RECORDED DATA.
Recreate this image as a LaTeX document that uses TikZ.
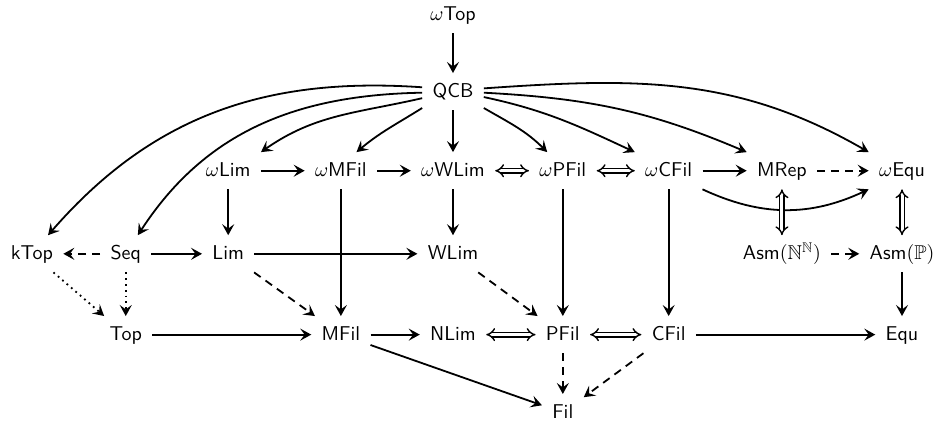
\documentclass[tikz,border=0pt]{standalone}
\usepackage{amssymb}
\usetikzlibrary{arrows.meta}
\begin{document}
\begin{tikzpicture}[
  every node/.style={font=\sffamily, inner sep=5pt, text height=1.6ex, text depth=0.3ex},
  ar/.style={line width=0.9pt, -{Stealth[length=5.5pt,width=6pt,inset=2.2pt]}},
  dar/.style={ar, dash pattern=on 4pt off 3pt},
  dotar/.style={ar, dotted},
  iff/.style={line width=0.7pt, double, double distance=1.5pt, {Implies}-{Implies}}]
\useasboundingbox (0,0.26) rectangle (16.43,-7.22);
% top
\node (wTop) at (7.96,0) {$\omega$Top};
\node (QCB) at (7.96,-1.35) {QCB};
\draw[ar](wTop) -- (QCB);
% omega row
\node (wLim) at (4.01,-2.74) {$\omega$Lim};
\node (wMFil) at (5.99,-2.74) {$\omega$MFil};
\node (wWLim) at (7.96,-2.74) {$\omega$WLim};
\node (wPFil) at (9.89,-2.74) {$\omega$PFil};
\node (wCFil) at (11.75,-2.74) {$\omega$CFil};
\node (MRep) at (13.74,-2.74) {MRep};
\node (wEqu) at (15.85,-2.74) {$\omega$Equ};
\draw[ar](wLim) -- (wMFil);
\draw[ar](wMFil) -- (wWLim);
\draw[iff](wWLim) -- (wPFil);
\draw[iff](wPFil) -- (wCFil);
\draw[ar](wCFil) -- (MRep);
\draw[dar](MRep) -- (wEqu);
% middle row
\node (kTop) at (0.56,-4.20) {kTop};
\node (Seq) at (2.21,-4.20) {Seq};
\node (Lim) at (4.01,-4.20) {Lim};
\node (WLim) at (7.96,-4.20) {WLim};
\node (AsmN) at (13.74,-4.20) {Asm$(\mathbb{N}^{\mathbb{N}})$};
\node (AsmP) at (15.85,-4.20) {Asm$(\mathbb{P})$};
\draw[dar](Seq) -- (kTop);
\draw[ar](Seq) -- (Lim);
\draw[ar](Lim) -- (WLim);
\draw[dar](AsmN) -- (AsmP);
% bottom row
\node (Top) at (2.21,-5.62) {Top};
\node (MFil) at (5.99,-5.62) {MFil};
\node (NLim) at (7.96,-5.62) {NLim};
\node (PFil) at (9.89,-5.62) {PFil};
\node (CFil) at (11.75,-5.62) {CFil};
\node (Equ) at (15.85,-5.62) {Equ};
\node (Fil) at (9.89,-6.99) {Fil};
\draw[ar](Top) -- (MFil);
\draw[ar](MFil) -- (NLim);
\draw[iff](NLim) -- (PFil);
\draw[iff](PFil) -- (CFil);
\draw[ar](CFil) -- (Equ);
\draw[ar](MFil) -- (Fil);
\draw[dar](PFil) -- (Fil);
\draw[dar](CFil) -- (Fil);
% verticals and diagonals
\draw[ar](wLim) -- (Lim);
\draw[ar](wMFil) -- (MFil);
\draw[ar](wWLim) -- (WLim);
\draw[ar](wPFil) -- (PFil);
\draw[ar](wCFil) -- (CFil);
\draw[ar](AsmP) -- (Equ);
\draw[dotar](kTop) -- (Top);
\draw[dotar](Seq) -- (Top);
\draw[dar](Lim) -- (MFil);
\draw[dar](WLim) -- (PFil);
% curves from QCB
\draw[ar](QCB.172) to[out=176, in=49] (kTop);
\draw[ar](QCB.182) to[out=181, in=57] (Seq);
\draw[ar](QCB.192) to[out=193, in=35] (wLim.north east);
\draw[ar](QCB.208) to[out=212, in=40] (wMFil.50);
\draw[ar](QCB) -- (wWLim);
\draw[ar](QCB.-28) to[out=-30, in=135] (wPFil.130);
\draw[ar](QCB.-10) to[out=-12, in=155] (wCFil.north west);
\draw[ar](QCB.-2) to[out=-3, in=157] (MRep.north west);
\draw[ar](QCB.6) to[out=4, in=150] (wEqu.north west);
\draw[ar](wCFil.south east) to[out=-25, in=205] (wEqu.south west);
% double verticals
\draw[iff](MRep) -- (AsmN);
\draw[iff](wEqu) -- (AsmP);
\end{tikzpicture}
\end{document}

THE PROBLEM. Repeat the material above word for word and skip every image in it.

CORRECT RESPONSE.
Recreate this image as a LaTeX document that uses TikZ.
\documentclass[tikz,border=0pt]{standalone}
\usepackage{amssymb}
\usetikzlibrary{arrows.meta}
\begin{document}
\begin{tikzpicture}[
  every node/.style={font=\sffamily, inner sep=5pt, text height=1.6ex, text depth=0.3ex},
  ar/.style={line width=0.9pt, -{Stealth[length=5.5pt,width=6pt,inset=2.2pt]}},
  dar/.style={ar, dash pattern=on 4pt off 3pt},
  dotar/.style={ar, dotted},
  iff/.style={line width=0.7pt, double, double distance=1.5pt, {Implies}-{Implies}}]
\useasboundingbox (0,0.26) rectangle (16.43,-7.22);
% top
\node (wTop) at (7.96,0) {$\omega$Top};
\node (QCB) at (7.96,-1.35) {QCB};
\draw[ar](wTop) -- (QCB);
% omega row
\node (wLim) at (4.01,-2.74) {$\omega$Lim};
\node (wMFil) at (5.99,-2.74) {$\omega$MFil};
\node (wWLim) at (7.96,-2.74) {$\omega$WLim};
\node (wPFil) at (9.89,-2.74) {$\omega$PFil};
\node (wCFil) at (11.75,-2.74) {$\omega$CFil};
\node (MRep) at (13.74,-2.74) {MRep};
\node (wEqu) at (15.85,-2.74) {$\omega$Equ};
\draw[ar](wLim) -- (wMFil);
\draw[ar](wMFil) -- (wWLim);
\draw[iff](wWLim) -- (wPFil);
\draw[iff](wPFil) -- (wCFil);
\draw[ar](wCFil) -- (MRep);
\draw[dar](MRep) -- (wEqu);
% middle row
\node (kTop) at (0.56,-4.20) {kTop};
\node (Seq) at (2.21,-4.20) {Seq};
\node (Lim) at (4.01,-4.20) {Lim};
\node (WLim) at (7.96,-4.20) {WLim};
\node (AsmN) at (13.74,-4.20) {Asm$(\mathbb{N}^{\mathbb{N}})$};
\node (AsmP) at (15.85,-4.20) {Asm$(\mathbb{P})$};
\draw[dar](Seq) -- (kTop);
\draw[ar](Seq) -- (Lim);
\draw[ar](Lim) -- (WLim);
\draw[dar](AsmN) -- (AsmP);
% bottom row
\node (Top) at (2.21,-5.62) {Top};
\node (MFil) at (5.99,-5.62) {MFil};
\node (NLim) at (7.96,-5.62) {NLim};
\node (PFil) at (9.89,-5.62) {PFil};
\node (CFil) at (11.75,-5.62) {CFil};
\node (Equ) at (15.85,-5.62) {Equ};
\node (Fil) at (9.89,-6.99) {Fil};
\draw[ar](Top) -- (MFil);
\draw[ar](MFil) -- (NLim);
\draw[iff](NLim) -- (PFil);
\draw[iff](PFil) -- (CFil);
\draw[ar](CFil) -- (Equ);
\draw[ar](MFil) -- (Fil);
\draw[dar](PFil) -- (Fil);
\draw[dar](CFil) -- (Fil);
% verticals and diagonals
\draw[ar](wLim) -- (Lim);
\draw[ar](wMFil) -- (MFil);
\draw[ar](wWLim) -- (WLim);
\draw[ar](wPFil) -- (PFil);
\draw[ar](wCFil) -- (CFil);
\draw[ar](AsmP) -- (Equ);
\draw[dotar](kTop) -- (Top);
\draw[dotar](Seq) -- (Top);
\draw[dar](Lim) -- (MFil);
\draw[dar](WLim) -- (PFil);
% curves from QCB
\draw[ar](QCB.172) to[out=176, in=49] (kTop);
\draw[ar](QCB.182) to[out=181, in=57] (Seq);
\draw[ar](QCB.192) to[out=193, in=35] (wLim.north east);
\draw[ar](QCB.208) to[out=212, in=40] (wMFil.50);
\draw[ar](QCB) -- (wWLim);
\draw[ar](QCB.-28) to[out=-30, in=135] (wPFil.130);
\draw[ar](QCB.-10) to[out=-12, in=155] (wCFil.north west);
\draw[ar](QCB.-2) to[out=-3, in=157] (MRep.north west);
\draw[ar](QCB.6) to[out=4, in=150] (wEqu.north west);
\draw[ar](wCFil.south east) to[out=-25, in=205] (wEqu.south west);
% double verticals
\draw[iff](MRep) -- (AsmN);
\draw[iff](wEqu) -- (AsmP);
\end{tikzpicture}
\end{document}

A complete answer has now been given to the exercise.